We are convinced that one of the commanding heights of our economy-potentially the most important height-is represented by the planned development of the economy. However, we are realizing this planned development in one of the most technically backward countries, under frequently excruciating circumstances, during a stage of transition from private to collectivized economy. There are no completed theories of such a transition, nor can there be any. There are no analogous precedents even in history. For this reason, the socialist construction cannot at first avoid a considerable amount of groping. And where practical activity outstrips theory, an infallible creation is impossible....
Bureaucratism in planning and a scholastic attitude toward the so-called “laws of the market” would inevitably put us in a hopeless position: a collision between the market and the plan would in such a case be inevitable. This does not mean that we are completely insured against such collisions. Mistakes in plans and mistakes in economic maneuvers lie in wait for us, and there is no smooth road ahead of us by any means. However, a study of the dynamics of capitalist society shows us clearly that ¿e servants of capital make extremely audacious attempts against the same “holy of holies”-the market-which they defend in their conflicts of principle with us. We know how large-scale financial capital operates its conspiracies against national and international markets, how it in fact treats the “sacred” laws of free competition, and how it deals with competitors who defend the rights of free initiative and “equality of conditions.” ...
The Control Figures of every year concern current economic practice. If there is a certain discrepancy between a long-term plan and that section of the plan which is dealt with in the system of Control Figures, there is another discrepancy between the projects of the Control Figures and current economic practice.
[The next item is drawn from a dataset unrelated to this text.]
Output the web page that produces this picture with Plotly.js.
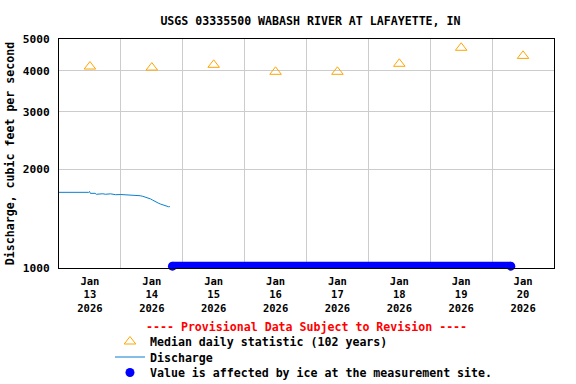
<!DOCTYPE html>
<html>
<head>
<meta charset="utf-8">
<script src="https://cdn.plot.ly/plotly-3.0.1.min.js"></script>
<style>html,body{margin:0;padding:0;background:#fff;}#chart{width:576px;height:384px;}</style>
</head>
<body>
<div id="chart"></div>
<script>
// ---- data ----
const medianDates = ['2026-01-13 12:00','2026-01-14 12:00','2026-01-15 12:00','2026-01-16 12:00',
                     '2026-01-17 12:00','2026-01-18 12:00','2026-01-19 12:00','2026-01-20 12:00'];
const medianValues = [4120, 4090, 4170, 3970, 3970, 4200, 4700, 4440];

const dischargeTimes = ['2026-01-13 00:00','2026-01-13 06:00','2026-01-13 11:30','2026-01-13 11:50',
  '2026-01-13 12:10','2026-01-13 14:00','2026-01-13 14:30','2026-01-13 17:00','2026-01-13 18:00',
  '2026-01-13 20:00','2026-01-13 22:00','2026-01-14 00:00','2026-01-14 02:00','2026-01-14 04:00',
  '2026-01-14 06:00','2026-01-14 07:30','2026-01-14 08:30','2026-01-14 09:30','2026-01-14 10:40',
  '2026-01-14 11:30','2026-01-14 12:15','2026-01-14 13:25','2026-01-14 14:30','2026-01-14 15:20',
  '2026-01-14 16:30','2026-01-14 17:15','2026-01-14 18:00','2026-01-14 18:30','2026-01-14 19:00'];
const dischargeValues = [1702,1702,1702,1712,
  1690,1690,1679,1685,1679,
  1684,1674,1676,1672,1674,
  1670,1662,1655,1646,1636,
  1625,1613,1591,1578,1568,
  1554,1548,1543,1538,1540];

const iceTimes = ['2026-01-14 20:00','2026-01-20 07:15'];
const iceValues = [1013, 1013];

const yTickVals = [1000, 2000, 3000, 4000, 5000];
const yTickText = ['1000', '2000', '3000', '4000', '5000'];

const FONT = 'DejaVu Sans Mono, Liberation Mono, monospace';

const traces = [
  {
    x: medianDates, y: medianValues, type: 'scatter', mode: 'markers',
    name: 'Median daily statistic (102 years)', legend: 'legend',
    marker: {symbol: 'triangle-up-open', size: 10, color: '#ffa500', line: {width: 1, color: '#ffa500'}},
    cliponaxis: false
  },
  {
    x: dischargeTimes, y: dischargeValues, type: 'scatter', mode: 'lines',
    name: 'Discharge', legend: 'legend2', line: {color: '#0a7fd0', width: 1}
  },
  {
    x: iceTimes, y: iceValues, type: 'scatter', mode: 'lines',
    showlegend: false, line: {color: '#0000ff', width: 9}, cliponaxis: false
  },
  {
    x: iceTimes, y: iceValues, type: 'scatter', mode: 'markers',
    name: 'Value is affected by ice at the measurement site.', legend: 'legend3',
    marker: {symbol: 'circle', size: 9, color: '#0000ff'}, cliponaxis: false
  }
];

function legendAt(yPx) {
  return {
    orientation: 'v',
    x: 0.103, xanchor: 'left',
    y: (268 - (yPx - 14)) / 229, yanchor: 'top',
    bgcolor: 'rgba(0,0,0,0)',
    font: {family: FONT, size: 11.6, color: '#000', weight: 'bold'}
  };
}

const layout = {
  width: 576, height: 384,
  margin: {l: 59, r: 22, t: 39, b: 116, autoexpand: false},
  paper_bgcolor: '#ffffff', plot_bgcolor: '#ffffff',
  font: {family: FONT, size: 11.6, color: '#000', weight: 'bold'},
  title: {
    text: 'USGS 03335500 WABASH RIVER AT LAFAYETTE, IN',
    font: {family: FONT, size: 11.6, color: '#000', weight: 'bold'},
    xref: 'paper', x: 0.508, xanchor: 'center',
    yref: 'container', y: 1 - 21/384, yanchor: 'middle'
  },
  xaxis: {
    type: 'date',
    range: ['2026-01-13 00:00', '2026-01-21 00:00'],
    tick0: '2026-01-13', dtick: 86400000,
    ticklabelmode: 'period',
    tickformat: '%b<br>%d<br>%Y',
    tickfont: {family: FONT, size: 10.5, color: '#000', weight: 'bold'},
    ticks: 'outside', ticklen: 3, tickcolor: 'rgba(0,0,0,0)',
    showgrid: true, gridcolor: '#cccccc', gridwidth: 1,
    showline: true, linecolor: '#000', linewidth: 1, mirror: true,
    zeroline: false, fixedrange: true, automargin: false
  },
  yaxis: {
    type: 'log',
    range: [3, Math.log10(5000)],
    tickmode: 'array', tickvals: yTickVals, ticktext: yTickText,
    tickfont: {family: FONT, size: 11.2, color: '#000', weight: 'bold'},
    ticks: 'outside', ticklen: 6, tickcolor: 'rgba(0,0,0,0)',
    showgrid: true, gridcolor: '#cccccc', gridwidth: 1,
    showline: true, linecolor: '#000', linewidth: 1, mirror: true,
    zeroline: false, fixedrange: true, automargin: false,
    title: {text: 'Discharge, cubic feet per second', standoff: 5,
            font: {family: FONT, size: 11.6, color: '#000', weight: 'bold'}}
  },
  legend: legendAt(341),
  legend2: legendAt(356.5),
  legend3: legendAt(372),
  annotations: [{
    text: '---- Provisional Data Subject to Revision ----',
    xref: 'paper', yref: 'paper', x: 0.5, y: (268 - 326.7) / 229,
    xanchor: 'center', yanchor: 'middle', showarrow: false,
    font: {family: FONT, size: 11.6, color: '#ff0000', weight: 'bold'}
  }],
  hovermode: false,
  showlegend: true
};

Plotly.newPlot('chart', traces, layout, {displayModeBar: false, staticPlot: true});
</script>
</body>
</html>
In other words, the system of Control Figures, if it is successful, presupposes a considerable scope, as was noted above, for an actual economic maneuver....
Our economic balance as a whole, and its practical realization, depend on a firm conviction that only if our economic mechanism works at high speed, only if all its parts put forth an intensive effort, only if there is far-sighted consideration of the rearrangement of class forces that looms beyond the present economic plan, will it be possible to make ends meet with a minimum expenditure of our resources, and in such a way that the basic socialist orientation of our economy will not be distorted.
Kontrol’nye tsifry narodnogo khoziaistva na 1928/29 god. Gosplan SSSR, Introduction; published by Planovoe khoziaistvo, pp. 11-19, Moscow, 1929.